Question

ABCD is a quadrilateral in which \[AB\,||\,CD\]and $AD = BC$, prove that $\angle A = \angle B$.

Answer 1

Hint: In this question, first we will draw a perpendicular line from one parallel side to the other. Then we will prove the congruence of two triangles formed so that we can prove the equality of angles formed by the perpendicular line and the non-parallel line and then we will add the angle of ninety degrees in both the angles to conclude the result.

Complete step by step answer:
In the above question, it is given that \[AB\,||\,CD\] and $AD = BC$and we have to prove that $\angle A = \angle B$.

We know that the sum angle A and angle D is \[{180^ \circ }\].Therefore,
$\angle A + \angle D = {180^ \circ }$.........(angles on the same side of traversal)
Similarly.
$\angle B + \angle C = {180^ \circ }$........(angles on the same side of traversal)
Now we will prove that $\vartriangle ADE \cong \,\vartriangle BCF$,
So, In $\vartriangle ADE\,\,and\,\,\vartriangle BCF$
$AE\, = \,BF$(perpendicular to the same line)
$AD\, = \,BC$(given)
$\angle AED\, = \,\angle BFC\, = \,{90^ \circ }$
Therefore, $\vartriangle ADE \cong \,\vartriangle BCF$.
Hence, $\angle DAE = \angle FBC$ by corresponding parts of the congruent triangle.

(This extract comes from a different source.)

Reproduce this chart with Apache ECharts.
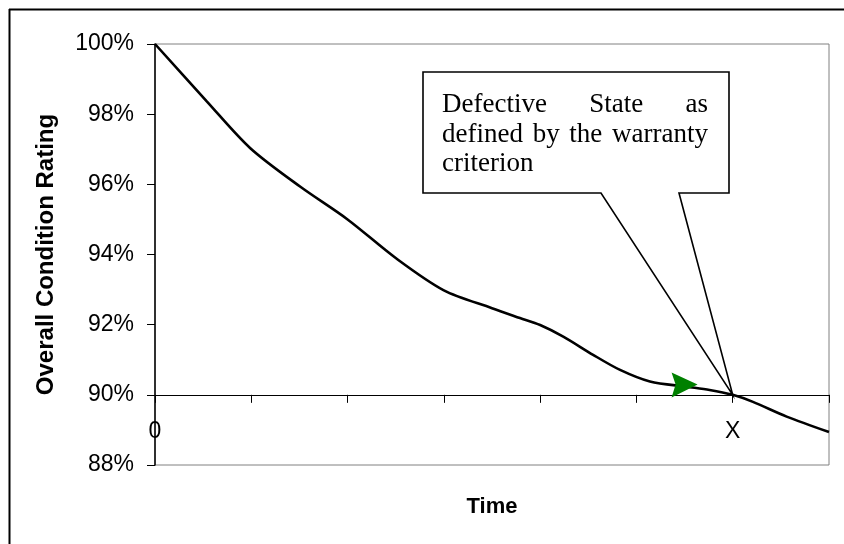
<!DOCTYPE html>
<html><head><meta charset="utf-8">
<script src="https://cdn.jsdelivr.net/npm/echarts@6/dist/echarts.min.js"></script>
<style>html,body{margin:0;padding:0;background:#fff}#c{width:844px;height:544px}</style>
</head><body><div id="c"></div>
<script>
// ---- data ----
const timeValues   = [0, 0.54, 0.99, 1.51, 2.00, 2.50, 3.00, 3.50, 3.79, 4.00, 4.24, 4.55, 4.83, 5.14, 5.52, 5.76, 6.00, 6.21, 6.56, 7.00];
const ratingValues = [100, 98.36, 97.03, 95.93, 95.00, 93.90, 92.98, 92.47, 92.19, 91.99, 91.66, 91.14, 90.71, 90.38, 90.23, 90.14, 90.00, 89.80, 89.38, 88.94];
const xLabelPositions = [0, 6];
const xLabelTexts = ['0', 'X'];
const thresholdTime = 6;
const thresholdRating = 90;
const arrowPoint = [5.50, 90.28];
const calloutLines = [['Defective', 'State', 'as'], ['defined', 'by', 'the', 'warranty'], ['criterion']];
const yAxisTitle = 'Overall Condition Rating';
const xAxisTitle = 'Time';

// ---- chart ----
const SANS = "'Liberation Sans', Arial, sans-serif";
const SERIF = "'Liberation Serif', 'Times New Roman', serif";
const chart = echarts.init(document.getElementById('c'), null, {renderer: 'canvas'});
const option = {
  animation: false,
  backgroundColor: '#fff',
  grid: {left: 155, top: 44, width: 674, height: 421, show: true, borderColor: '#808080', borderWidth: 1},
  xAxis: {
    type: 'value', min: 0, max: 7, interval: 1, position: 'bottom', offset: 0,
    axisLine: {show: true, onZero: false, lineStyle: {color: '#000', width: 1}},
    axisTick: {show: true, inside: false, length: 8, lineStyle: {color: '#000', width: 1}},
    axisLabel: {
      show: true, margin: 25, fontFamily: SANS, fontSize: 23, color: '#000',
      showMinLabel: true, showMaxLabel: true,
      formatter: v => { const i = xLabelPositions.indexOf(v); return i >= 0 ? xLabelTexts[i] : ''; }
    },
    splitLine: {show: false}
  },
  yAxis: {
    type: 'value', min: 88, max: 100, interval: 2,
    name: yAxisTitle, nameLocation: 'middle', nameRotate: 90, nameGap: 97,
    nameTextStyle: {fontFamily: SANS, fontSize: 24, fontWeight: 'bold', color: '#000'},
    axisLine: {show: true, onZero: false, lineStyle: {color: '#000', width: 1.5}},
    axisTick: {show: true, length: 8, lineStyle: {color: '#000', width: 1}},
    axisLabel: {margin: 21, fontFamily: SANS, fontSize: 23, color: '#000', formatter: '{value}%'},
    splitLine: {show: false}
  },
  series: [
    {type: 'line', data: timeValues.map((t, i) => [t, ratingValues[i]]), smooth: 0.3, showSymbol: false,
     lineStyle: {color: '#000', width: 2.6}, z: 3},
    {type: 'scatter', data: [arrowPoint], symbol: 'path://M0,0 L26,12 L0,25 L4,12 Z', symbolSize: [26, 25],
     itemStyle: {color: '#008000', opacity: 1}, z: 4}
  ]
};
chart.setOption(option);

// place x axis on the 90% line
const p90 = chart.convertToPixel({yAxisIndex: 0}, thresholdRating);
const pMin = chart.convertToPixel({yAxisIndex: 0}, 88);
const tip = chart.convertToPixel({xAxisIndex: 0, yAxisIndex: 0}, [thresholdTime, thresholdRating]);

// callout text layout (justified)
const ctx = document.createElement('canvas').getContext('2d');
const fontSize = 27;
ctx.font = fontSize + "px 'Liberation Serif'";
const textLeft = 442, textRight = 708, lineYs = [105, 134.5, 164];
const words = [];
calloutLines.forEach((ln, li) => {
  const widths = ln.map(w => ctx.measureText(w).width);
  const total = widths.reduce((a, b) => a + b, 0);
  const gap = (li < calloutLines.length - 1 && ln.length > 1) ? (textRight - textLeft - total) / (ln.length - 1) : ctx.measureText(' ').width;
  let x = textLeft;
  ln.forEach((w, wi) => {
    words.push({type: 'text', z: 20, style: {text: w, x: x, y: lineYs[li], font: fontSize + 'px ' + SERIF, fill: '#000', textAlign: 'left', textVerticalAlign: 'middle'}});
    x += widths[wi] + gap;
  });
});

chart.setOption({
  xAxis: {offset: p90 - pMin},
  graphic: [
    {type: 'line', z: 10, shape: {x1: 9, y1: 9.5, x2: 844, y2: 9.5}, style: {stroke: '#000', lineWidth: 2}},
    {type: 'line', z: 10, shape: {x1: 9.5, y1: 9, x2: 9.5, y2: 544}, style: {stroke: '#000', lineWidth: 2}},
    {type: 'polygon', z: 15, shape: {points: [[423, 72], [729, 72], [729, 193], [679, 193], tip, [601, 193], [423, 193]]},
     style: {fill: '#fff', stroke: '#000', lineWidth: 1.6}},
    ...words,
    {type: 'text', z: 10, style: {text: xAxisTitle, x: 492, y: 507, font: 'bold 22px ' + SANS, fill: '#000', textAlign: 'center', textVerticalAlign: 'middle'}}
  ]
});
</script></body></html>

We know that $\angle EAB = \angle ABF = {90^ \circ }$
So, from above equation, we know that
$\angle DAE = \angle FBC$
Now adding both sides ${90^ \circ }$.
$ \Rightarrow \angle DAE + {90^ \circ } = \angle FBC + {90^ \circ }$
Also, we have $\angle EAB = \angle ABF = {90^ \circ }$.
Therefore, on substitution we get
$ \Rightarrow \angle DAE + \angle EAB = \angle FBC + \angle ABF$
$ \Rightarrow \angle DAB = \angle ABC$
Therefore, $\angle A = \angle B$
Hence proved.

Note:In the above question, we can also prove that $\angle D = \angle C$ and $DE = FC$. Here we also know that $AB = EF$and ABEF is a square. With the help of conditions given in this question, we can say that the above figure is isosceles trapezium in which one pair of opposite sides are equal and another pair of parallel sides are unequal.